**SOURCE MATERIAL:**
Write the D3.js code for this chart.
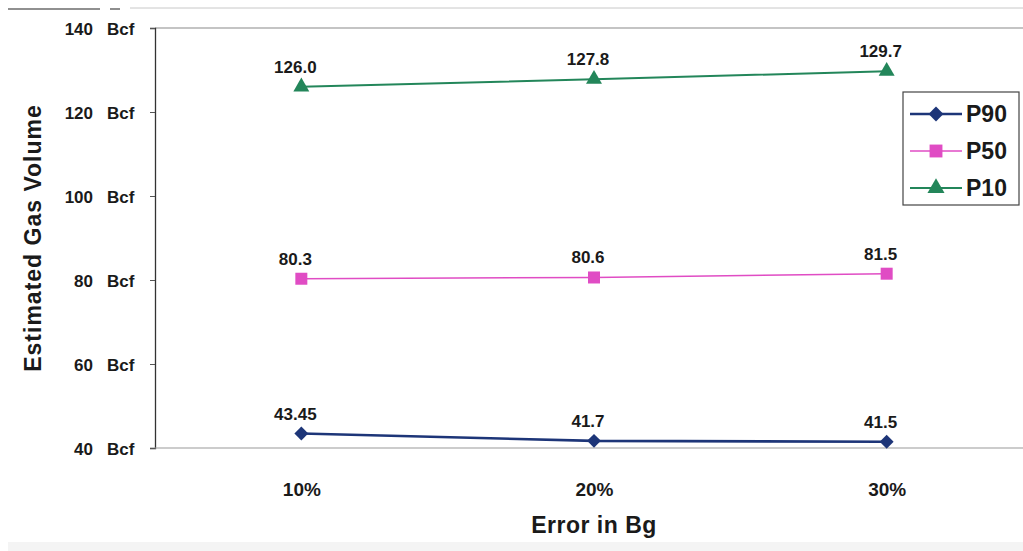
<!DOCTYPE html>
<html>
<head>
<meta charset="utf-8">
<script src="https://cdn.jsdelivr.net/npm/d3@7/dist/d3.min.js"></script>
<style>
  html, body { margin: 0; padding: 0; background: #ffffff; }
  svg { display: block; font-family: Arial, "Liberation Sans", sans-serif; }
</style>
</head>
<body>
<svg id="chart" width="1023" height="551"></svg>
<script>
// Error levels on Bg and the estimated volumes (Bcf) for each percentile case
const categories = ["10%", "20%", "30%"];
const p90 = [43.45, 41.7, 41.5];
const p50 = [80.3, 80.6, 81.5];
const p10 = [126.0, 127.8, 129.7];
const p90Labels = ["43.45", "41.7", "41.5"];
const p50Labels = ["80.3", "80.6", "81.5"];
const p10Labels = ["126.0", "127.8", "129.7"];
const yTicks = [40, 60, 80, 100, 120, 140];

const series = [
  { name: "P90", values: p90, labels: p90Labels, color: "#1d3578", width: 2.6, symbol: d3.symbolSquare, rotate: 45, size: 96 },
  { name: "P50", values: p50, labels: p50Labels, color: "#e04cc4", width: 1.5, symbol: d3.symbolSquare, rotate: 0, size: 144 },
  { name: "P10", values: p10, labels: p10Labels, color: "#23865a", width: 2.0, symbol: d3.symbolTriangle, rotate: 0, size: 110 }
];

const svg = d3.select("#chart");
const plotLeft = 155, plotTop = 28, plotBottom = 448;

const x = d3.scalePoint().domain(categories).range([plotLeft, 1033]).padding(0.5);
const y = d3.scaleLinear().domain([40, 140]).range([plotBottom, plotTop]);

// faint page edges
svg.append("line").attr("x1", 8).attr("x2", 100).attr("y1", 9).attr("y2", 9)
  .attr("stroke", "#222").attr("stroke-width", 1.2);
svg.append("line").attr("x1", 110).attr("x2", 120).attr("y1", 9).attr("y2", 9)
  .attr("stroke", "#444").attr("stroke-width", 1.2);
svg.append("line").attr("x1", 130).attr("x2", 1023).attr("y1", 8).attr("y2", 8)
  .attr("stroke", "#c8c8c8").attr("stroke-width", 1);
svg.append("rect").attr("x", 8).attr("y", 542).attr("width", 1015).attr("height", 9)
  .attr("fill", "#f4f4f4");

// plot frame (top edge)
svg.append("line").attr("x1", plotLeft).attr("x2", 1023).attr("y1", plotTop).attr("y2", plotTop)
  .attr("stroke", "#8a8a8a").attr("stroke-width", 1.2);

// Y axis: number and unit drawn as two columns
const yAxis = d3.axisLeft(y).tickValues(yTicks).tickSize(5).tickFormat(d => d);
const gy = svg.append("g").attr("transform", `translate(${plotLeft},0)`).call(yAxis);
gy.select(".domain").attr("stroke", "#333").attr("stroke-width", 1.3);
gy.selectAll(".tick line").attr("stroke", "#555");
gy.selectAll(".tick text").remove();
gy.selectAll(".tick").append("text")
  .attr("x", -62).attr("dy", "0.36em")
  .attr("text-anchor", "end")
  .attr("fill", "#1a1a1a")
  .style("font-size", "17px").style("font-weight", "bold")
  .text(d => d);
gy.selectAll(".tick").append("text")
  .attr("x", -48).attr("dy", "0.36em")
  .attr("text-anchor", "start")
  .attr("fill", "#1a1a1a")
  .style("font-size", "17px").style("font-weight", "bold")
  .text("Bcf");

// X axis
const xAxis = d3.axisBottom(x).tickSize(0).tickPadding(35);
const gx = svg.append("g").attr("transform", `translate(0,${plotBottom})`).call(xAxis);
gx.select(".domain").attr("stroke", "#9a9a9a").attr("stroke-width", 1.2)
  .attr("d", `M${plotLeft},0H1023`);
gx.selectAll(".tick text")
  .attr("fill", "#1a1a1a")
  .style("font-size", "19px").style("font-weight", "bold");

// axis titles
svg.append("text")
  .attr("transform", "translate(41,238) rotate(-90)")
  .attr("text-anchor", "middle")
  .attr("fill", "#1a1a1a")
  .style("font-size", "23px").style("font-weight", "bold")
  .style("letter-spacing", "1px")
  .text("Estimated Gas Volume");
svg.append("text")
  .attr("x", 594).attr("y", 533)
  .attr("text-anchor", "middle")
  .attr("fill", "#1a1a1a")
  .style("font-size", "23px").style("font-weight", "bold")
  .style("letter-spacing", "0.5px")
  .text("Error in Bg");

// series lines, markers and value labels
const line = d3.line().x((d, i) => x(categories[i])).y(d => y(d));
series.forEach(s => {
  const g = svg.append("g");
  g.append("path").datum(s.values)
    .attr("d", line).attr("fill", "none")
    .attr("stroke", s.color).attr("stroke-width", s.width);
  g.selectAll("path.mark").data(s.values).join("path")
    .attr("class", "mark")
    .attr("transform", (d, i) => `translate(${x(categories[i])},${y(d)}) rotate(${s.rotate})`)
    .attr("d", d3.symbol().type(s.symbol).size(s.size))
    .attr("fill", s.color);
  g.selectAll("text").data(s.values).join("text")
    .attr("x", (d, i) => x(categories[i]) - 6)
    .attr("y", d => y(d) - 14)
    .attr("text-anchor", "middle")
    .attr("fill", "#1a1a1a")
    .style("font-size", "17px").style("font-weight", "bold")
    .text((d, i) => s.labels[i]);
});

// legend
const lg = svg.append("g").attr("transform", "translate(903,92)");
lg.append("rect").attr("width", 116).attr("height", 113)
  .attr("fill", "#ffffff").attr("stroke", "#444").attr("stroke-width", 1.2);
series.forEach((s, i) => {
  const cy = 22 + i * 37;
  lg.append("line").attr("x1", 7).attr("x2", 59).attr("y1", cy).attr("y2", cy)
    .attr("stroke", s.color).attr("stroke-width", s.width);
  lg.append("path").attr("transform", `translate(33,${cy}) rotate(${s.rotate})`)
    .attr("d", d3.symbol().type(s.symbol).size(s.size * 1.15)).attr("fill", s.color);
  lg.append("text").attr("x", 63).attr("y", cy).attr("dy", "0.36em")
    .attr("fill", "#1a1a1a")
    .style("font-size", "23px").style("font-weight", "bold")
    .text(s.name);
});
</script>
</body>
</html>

**AIM:**
Quote each line of the listing exactly, but leave the pictures out.

**RESPONSE TO THE EXERCISE:**
Write the D3.js code for this chart.
<!DOCTYPE html>
<html>
<head>
<meta charset="utf-8">
<script src="https://cdn.jsdelivr.net/npm/d3@7/dist/d3.min.js"></script>
<style>
  html, body { margin: 0; padding: 0; background: #ffffff; }
  svg { display: block; font-family: Arial, "Liberation Sans", sans-serif; }
</style>
</head>
<body>
<svg id="chart" width="1023" height="551"></svg>
<script>
// Error levels on Bg and the estimated volumes (Bcf) for each percentile case
const categories = ["10%", "20%", "30%"];
const p90 = [43.45, 41.7, 41.5];
const p50 = [80.3, 80.6, 81.5];
const p10 = [126.0, 127.8, 129.7];
const p90Labels = ["43.45", "41.7", "41.5"];
const p50Labels = ["80.3", "80.6", "81.5"];
const p10Labels = ["126.0", "127.8", "129.7"];
const yTicks = [40, 60, 80, 100, 120, 140];

const series = [
  { name: "P90", values: p90, labels: p90Labels, color: "#1d3578", width: 2.6, symbol: d3.symbolSquare, rotate: 45, size: 96 },
  { name: "P50", values: p50, labels: p50Labels, color: "#e04cc4", width: 1.5, symbol: d3.symbolSquare, rotate: 0, size: 144 },
  { name: "P10", values: p10, labels: p10Labels, color: "#23865a", width: 2.0, symbol: d3.symbolTriangle, rotate: 0, size: 110 }
];

const svg = d3.select("#chart");
const plotLeft = 155, plotTop = 28, plotBottom = 448;

const x = d3.scalePoint().domain(categories).range([plotLeft, 1033]).padding(0.5);
const y = d3.scaleLinear().domain([40, 140]).range([plotBottom, plotTop]);

// faint page edges
svg.append("line").attr("x1", 8).attr("x2", 100).attr("y1", 9).attr("y2", 9)
  .attr("stroke", "#222").attr("stroke-width", 1.2);
svg.append("line").attr("x1", 110).attr("x2", 120).attr("y1", 9).attr("y2", 9)
  .attr("stroke", "#444").attr("stroke-width", 1.2);
svg.append("line").attr("x1", 130).attr("x2", 1023).attr("y1", 8).attr("y2", 8)
  .attr("stroke", "#c8c8c8").attr("stroke-width", 1);
svg.append("rect").attr("x", 8).attr("y", 542).attr("width", 1015).attr("height", 9)
  .attr("fill", "#f4f4f4");

// plot frame (top edge)
svg.append("line").attr("x1", plotLeft).attr("x2", 1023).attr("y1", plotTop).attr("y2", plotTop)
  .attr("stroke", "#8a8a8a").attr("stroke-width", 1.2);

// Y axis: number and unit drawn as two columns
const yAxis = d3.axisLeft(y).tickValues(yTicks).tickSize(5).tickFormat(d => d);
const gy = svg.append("g").attr("transform", `translate(${plotLeft},0)`).call(yAxis);
gy.select(".domain").attr("stroke", "#333").attr("stroke-width", 1.3);
gy.selectAll(".tick line").attr("stroke", "#555");
gy.selectAll(".tick text").remove();
gy.selectAll(".tick").append("text")
  .attr("x", -62).attr("dy", "0.36em")
  .attr("text-anchor", "end")
  .attr("fill", "#1a1a1a")
  .style("font-size", "17px").style("font-weight", "bold")
  .text(d => d);
gy.selectAll(".tick").append("text")
  .attr("x", -48).attr("dy", "0.36em")
  .attr("text-anchor", "start")
  .attr("fill", "#1a1a1a")
  .style("font-size", "17px").style("font-weight", "bold")
  .text("Bcf");

// X axis
const xAxis = d3.axisBottom(x).tickSize(0).tickPadding(35);
const gx = svg.append("g").attr("transform", `translate(0,${plotBottom})`).call(xAxis);
gx.select(".domain").attr("stroke", "#9a9a9a").attr("stroke-width", 1.2)
  .attr("d", `M${plotLeft},0H1023`);
gx.selectAll(".tick text")
  .attr("fill", "#1a1a1a")
  .style("font-size", "19px").style("font-weight", "bold");

// axis titles
svg.append("text")
  .attr("transform", "translate(41,238) rotate(-90)")
  .attr("text-anchor", "middle")
  .attr("fill", "#1a1a1a")
  .style("font-size", "23px").style("font-weight", "bold")
  .style("letter-spacing", "1px")
  .text("Estimated Gas Volume");
svg.append("text")
  .attr("x", 594).attr("y", 533)
  .attr("text-anchor", "middle")
  .attr("fill", "#1a1a1a")
  .style("font-size", "23px").style("font-weight", "bold")
  .style("letter-spacing", "0.5px")
  .text("Error in Bg");

// series lines, markers and value labels
const line = d3.line().x((d, i) => x(categories[i])).y(d => y(d));
series.forEach(s => {
  const g = svg.append("g");
  g.append("path").datum(s.values)
    .attr("d", line).attr("fill", "none")
    .attr("stroke", s.color).attr("stroke-width", s.width);
  g.selectAll("path.mark").data(s.values).join("path")
    .attr("class", "mark")
    .attr("transform", (d, i) => `translate(${x(categories[i])},${y(d)}) rotate(${s.rotate})`)
    .attr("d", d3.symbol().type(s.symbol).size(s.size))
    .attr("fill", s.color);
  g.selectAll("text").data(s.values).join("text")
    .attr("x", (d, i) => x(categories[i]) - 6)
    .attr("y", d => y(d) - 14)
    .attr("text-anchor", "middle")
    .attr("fill", "#1a1a1a")
    .style("font-size", "17px").style("font-weight", "bold")
    .text((d, i) => s.labels[i]);
});

// legend
const lg = svg.append("g").attr("transform", "translate(903,92)");
lg.append("rect").attr("width", 116).attr("height", 113)
  .attr("fill", "#ffffff").attr("stroke", "#444").attr("stroke-width", 1.2);
series.forEach((s, i) => {
  const cy = 22 + i * 37;
  lg.append("line").attr("x1", 7).attr("x2", 59).attr("y1", cy).attr("y2", cy)
    .attr("stroke", s.color).attr("stroke-width", s.width);
  lg.append("path").attr("transform", `translate(33,${cy}) rotate(${s.rotate})`)
    .attr("d", d3.symbol().type(s.symbol).size(s.size * 1.15)).attr("fill", s.color);
  lg.append("text").attr("x", 63).attr("y", cy).attr("dy", "0.36em")
    .attr("fill", "#1a1a1a")
    .style("font-size", "23px").style("font-weight", "bold")
    .text(s.name);
});
</script>
</body>
</html>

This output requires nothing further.